In Horizon, when creating a new instance, after launching it, I get this error message :
Traceback (most recent call last): File "/usr/lib/python3/dist-packages/nova/conductor/manager.py", line 1462, in schedule_and_build_instances host_lists = self._schedule_instances(context, request_specs[0], File "/usr/lib/python3/dist-packages/nova/conductor/manager.py", line 868, in _schedule_instances host_lists = self.query_client.select_destinations( File "/usr/lib/python3/dist-packages/nova/scheduler/client/query.py", line 41, in select_destinations return self.scheduler_rpcapi.select_destinations(context, spec_obj, File "/usr/lib/python3/dist-packages/nova/scheduler/rpcapi.py", line 160, in select_destinations return cctxt.call(ctxt, 'select_destinations', **msg_args) File "/usr/lib/python3/dist-packages/oslo_messaging/rpc/client.py", line 177, in call self.transport._send(self.target, msg_ctxt, msg, File "/usr/lib/python3/dist-packages/oslo_messaging/transport.py", line 124, in _send return self._driver.send(target, ctxt, message, File "/usr/lib/python3/dist-packages/oslo_messaging/_drivers/amqpdriver.py", line 652, in send return self._send(target, ctxt, message, wait_for_reply, timeout, File "/usr/lib/python3/dist-packages/oslo_messaging/_drivers/amqpdriver.py", line 644, in _send raise result nova.exception_Remote.NoValidHost_Remote: No valid host was found. Traceback (most recent call last): File "/usr/lib/python3/dist-packages/oslo_messaging/rpc/server.py", line 241, in inner return func(*args, **kwargs) File "/usr/lib/python3/dist-packages/nova/scheduler/manager.py", line 200, in select_destinations raise exception.NoValidHost(reason="") nova.exception.NoValidHost: No valid host was found.
I tried to pinpoint what’s wrong but this is far from easy …

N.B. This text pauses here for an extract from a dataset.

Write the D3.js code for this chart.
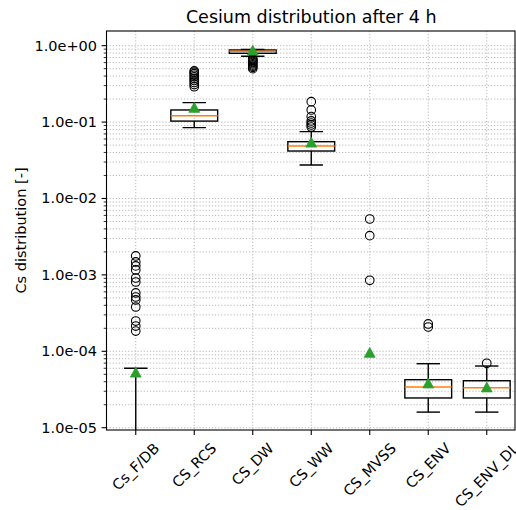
<!DOCTYPE html>
<html>
<head>
<meta charset="utf-8">
<script src="https://cdn.jsdelivr.net/npm/d3@7"></script>
<style>
  html, body { margin: 0; padding: 0; background: #fff; }
  svg { display: block; font-family: "DejaVu Sans", sans-serif; }
</style>
</head>
<body>
<svg id="chart" width="516" height="510"></svg>
<script>
// Box statistics per compartment (fraction of cesium inventory after 4 h)
const categories = ["Cs_F/DB", "CS_RCS", "CS_DW", "CS_WW", "CS_MVSS", "CS_ENV", "CS_ENV_DL"];
const whiskerLow  = [0,       0.0845, 0.726, 0.0274, 0,       1.60e-5, 1.60e-5];
const q1          = [0,       0.103,  0.795, 0.0418, 0,       2.45e-5, 2.45e-5];
const medians     = [0,       0.121,  0.845, 0.0486, 0,       3.41e-5, 3.34e-5];
const q3          = [0,       0.144,  0.878, 0.0554, 0,       4.25e-5, 4.12e-5];
const whiskerHigh = [5.99e-5, 0.1795, 0.89,  0.0749, 0,       6.88e-5, 6.42e-5];
const means       = [5.28e-5, 0.154,  0.865, 0.054,  9.59e-5, 3.81e-5, 3.38e-5];
const outliers = [
  [1.77e-3, 1.48e-3, 1.31e-3, 1.16e-3, 9.1e-4, 8.07e-4, 5.8e-4, 5.14e-4, 4.7e-4, 3.8e-4, 2.49e-4, 2.14e-4, 1.84e-4],
  [0.467, 0.45, 0.43, 0.41, 0.39, 0.37, 0.35, 0.33, 0.31, 0.29],
  [0.68, 0.66, 0.64, 0.62, 0.60, 0.58, 0.56, 0.54, 0.52, 0.50],
  [0.185, 0.144, 0.118, 0.1034, 0.0973, 0.0917, 0.0862],
  [5.39e-3, 3.26e-3, 8.5e-4],
  [2.28e-4, 2.08e-4],
  [6.97e-5]
];
const yMajorTicks = [1, 1e-1, 1e-2, 1e-3, 1e-4, 1e-5];
const yTickLabels = ["1.0e+00", "1.0e-01", "1.0e-02", "1.0e-03", "1.0e-04", "1.0e-05"];
const titleText = "Cesium distribution after 4 h";
const yLabelText = "Cs distribution [-]";

const svg = d3.select("#chart");
const plotLeft = 106.5, plotRight = 516, plotTop = 31, plotBottom = 430;

const x = d3.scaleLinear().domain([0.5, categories.length + 0.5]).range([plotLeft, plotRight]);
const y = d3.scaleLog().domain([Math.pow(10, -5.030), Math.pow(10, 0.192)]).range([plotBottom, plotTop]);
const yPos = v => (v > 0 ? y(v) : plotBottom + 200);

const boxW = x(1.4) - x(1);   // half box width
const capW = boxW / 2;

svg.append("defs").append("clipPath").attr("id", "plotClip")
  .append("rect").attr("x", plotLeft).attr("y", plotTop)
  .attr("width", plotRight - plotLeft).attr("height", plotBottom - plotTop);

// Grid: major + minor horizontal, category verticals
const gridG = svg.append("g").attr("clip-path", "url(#plotClip)");
const gridVals = [];
for (let e = -6; e <= 0; e++) for (let m = 1; m <= 9; m++) gridVals.push(m * Math.pow(10, e));
gridG.selectAll("line.h").data(gridVals).join("line")
  .attr("x1", plotLeft).attr("x2", plotRight)
  .attr("y1", d => y(d)).attr("y2", d => y(d))
  .attr("stroke", "#b0b0b0").attr("stroke-width", 0.9).attr("stroke-dasharray", "1.2,1.9");
gridG.selectAll("line.v").data(categories).join("line")
  .attr("x1", (d, i) => x(i + 1)).attr("x2", (d, i) => x(i + 1))
  .attr("y1", plotTop).attr("y2", plotBottom)
  .attr("stroke", "#b0b0b0").attr("stroke-width", 0.9).attr("stroke-dasharray", "1.2,1.9");

// Boxes
const plot = svg.append("g").attr("clip-path", "url(#plotClip)");
categories.forEach((c, i) => {
  const cx = x(i + 1);
  const g = plot.append("g");
  // whiskers
  g.append("line").attr("x1", cx).attr("x2", cx)
    .attr("y1", yPos(q3[i])).attr("y2", yPos(whiskerHigh[i]))
    .attr("stroke", "#000").attr("stroke-width", 1.4);
  g.append("line").attr("x1", cx).attr("x2", cx)
    .attr("y1", yPos(q1[i])).attr("y2", yPos(whiskerLow[i]))
    .attr("stroke", "#000").attr("stroke-width", 1.4);
  // caps
  [whiskerHigh[i], whiskerLow[i]].forEach(v => {
    g.append("line").attr("x1", cx - capW).attr("x2", cx + capW)
      .attr("y1", yPos(v)).attr("y2", yPos(v))
      .attr("stroke", "#000").attr("stroke-width", 1.4);
  });
  // box
  g.append("rect").attr("x", cx - boxW).attr("width", 2 * boxW)
    .attr("y", yPos(q3[i])).attr("height", Math.max(0, yPos(q1[i]) - yPos(q3[i])))
    .attr("fill", "none").attr("stroke", "#000").attr("stroke-width", 1.4);
  // median
  g.append("line").attr("x1", cx - boxW).attr("x2", cx + boxW)
    .attr("y1", yPos(medians[i])).attr("y2", yPos(medians[i]))
    .attr("stroke", "#ff7f0e").attr("stroke-width", 1.5);
  // fliers
  g.selectAll("circle").data(outliers[i]).join("circle")
    .attr("cx", cx).attr("cy", d => yPos(d)).attr("r", 4.3)
    .attr("fill", "none").attr("stroke", "#000").attr("stroke-width", 1.1);
  // mean marker
  const my = yPos(means[i]);
  g.append("path")
    .attr("d", `M${cx},${my - 5.2}L${cx + 5.4},${my + 4.6}L${cx - 5.4},${my + 4.6}Z`)
    .attr("fill", "#2ca02c").attr("stroke", "#2ca02c").attr("stroke-width", 0.8);
});

// Frame
svg.append("rect").attr("x", plotLeft).attr("y", plotTop)
  .attr("width", plotRight - plotLeft - 1).attr("height", plotBottom - plotTop)
  .attr("fill", "none").attr("stroke", "#000").attr("stroke-width", 1.1);

// Y axis: major ticks with labels, minor ticks
const yMinor = gridVals.filter(v => {
  const m = Math.round(v / Math.pow(10, Math.floor(Math.log10(v) + 1e-9)));
  return m !== 1 && v >= y.domain()[0] && v <= y.domain()[1];
});
const yAxis = svg.append("g");
yAxis.selectAll("line.minor").data(yMinor).join("line")
  .attr("x1", plotLeft - 2.8).attr("x2", plotLeft).attr("y1", d => y(d)).attr("y2", d => y(d))
  .attr("stroke", "#000").attr("stroke-width", 0.8);
yAxis.selectAll("line.major").data(yMajorTicks).join("line")
  .attr("x1", plotLeft - 4.9).attr("x2", plotLeft).attr("y1", d => y(d)).attr("y2", d => y(d))
  .attr("stroke", "#000").attr("stroke-width", 1.1);
yAxis.selectAll("text").data(yMajorTicks).join("text")
  .attr("x", plotLeft - 9.5).attr("y", d => y(d))
  .attr("text-anchor", "end").attr("dominant-baseline", "central")
  .attr("font-size", 14.5).attr("fill", "#000")
  .text((d, i) => yTickLabels[i]);

// X axis ticks and rotated labels
const xAxis = svg.append("g");
categories.forEach((c, i) => {
  const cx = x(i + 1);
  xAxis.append("line").attr("x1", cx).attr("x2", cx).attr("y1", plotBottom).attr("y2", plotBottom + 4.9)
    .attr("stroke", "#000").attr("stroke-width", 1.1);
  const t = xAxis.append("text")
    .attr("text-anchor", "middle").attr("dominant-baseline", "central")
    .attr("font-size", 14.5).attr("fill", "#000").text(c);
  const w = t.node().getComputedTextLength();
  const H = 14.5 * 1.164;
  const cy = plotBottom + 9.8 + (w + H) / (2 * Math.SQRT2);
  t.attr("transform", `translate(${cx},${cy}) rotate(-45)`);
});

// Title and axis label
svg.append("text").attr("x", (plotLeft + plotRight) / 2).attr("y", 23)
  .attr("text-anchor", "middle").attr("font-size", 17.5).attr("fill", "#000")
  .text(titleText);
svg.append("text")
  .attr("transform", `translate(26,${(plotTop + plotBottom) / 2}) rotate(-90)`)
  .attr("text-anchor", "middle").attr("font-size", 14.5).attr("fill", "#000")
  .text(yLabelText);
</script>
</body>
</html>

First weird stuff I discovered is this on a nova-compute machine :
2021-01-04 15:05:35.478 1043113 ERROR nova.compute.manager keystoneauth1.exceptions.connection.ConnectFailure: Unable to establish connection to https://192.168.211.229:8778/resource_providers?in_tree=e4495b7d-5692-45db-9524-1ca39335d4c8: HTTPSConnectionPool(host='192.168.211.229', port=8778): Max retries exceeded with url: /resource_providers?in_tree=e4495b7d-5692-45db-9524-1ca39335d4c8 (Caused by NewConnectionError('<urllib3.connection.VerifiedHTTPSConnection object at 0x7fcfb0055730>: Failed to establish a new connection: [Errno 111] ECONNREFUSED'))
192.168.211.229 is my Placement VIP on the “internal space”.
So I tried a simple test ==> curling this IP:PORT combo and see if I get an answer :
root@lab-mrs-worker3:~# curl https://192.168.211.229:8778
curl: (7) Failed to connect to 192.168.211.229 port 8778: Connection refused
root@lab-mrs-worker3:~# curl https://192.168.210.229:8778
{"versions": [{"id": "v1.0", "max_version": "1.36", "min_version": "1.0", "status": "CURRENT", "links": [{"rel": "self", "href": ""}]}]}
As you can see, 192.168.211.229 which is the “internal space” doesn’t answer but 192.168.210.229 which is my “public and admin space” does and this is weird because those 2 subnets are routed, there is no firewall between them so that just mean Placement is not listening on the “internal space”.
So I decided to ssh to the Placement unit which was supporting the VIP and tried to repeat my curl locally on “127.0.0.1”, “localhost” and my 2 VIPs on my 2 spaces : 192.168.210.229 and 192.168.211.229.
All those curls worked.
So wtf !?!
I got neither iptables nor firewall involved so why ??
Then I had the idea to trigger a reboot on all my 3 Placement units because I suspected Corosync or HAProxy to have some weird behavior.
After the reboot (one unit after the other, leaving 30s between each other to let the status settle down to green again each time), I tried again and guess what ? It worked.
Rebooting the unit fixed the issue and now, I can create new instances from Horizon.
I must say that this is the 4th time I deploy Octavia with this bundle and I ALWAYS encountered this issue.
I’m pretty confident that Placement is NOT the only charm that has that kind of problem but the other ones are not that easy to pinpoint so right now, I decided to reboot all my units once the deployèment is finished until there is a proper fix.
My guess is that my configuration is generating that and I might encountered some kind of corner case (just like the one I hitted about certificates symlinks a few months ago).
Here are my specs :
- 3 units per control plane component (for HA)
- 2 subnets for 2 spaces (“internal” + “public/admin”)
- HA with VIP/hacluster (1 VIP per subnet)
If it can help … anyway, I’d love to see this fixed.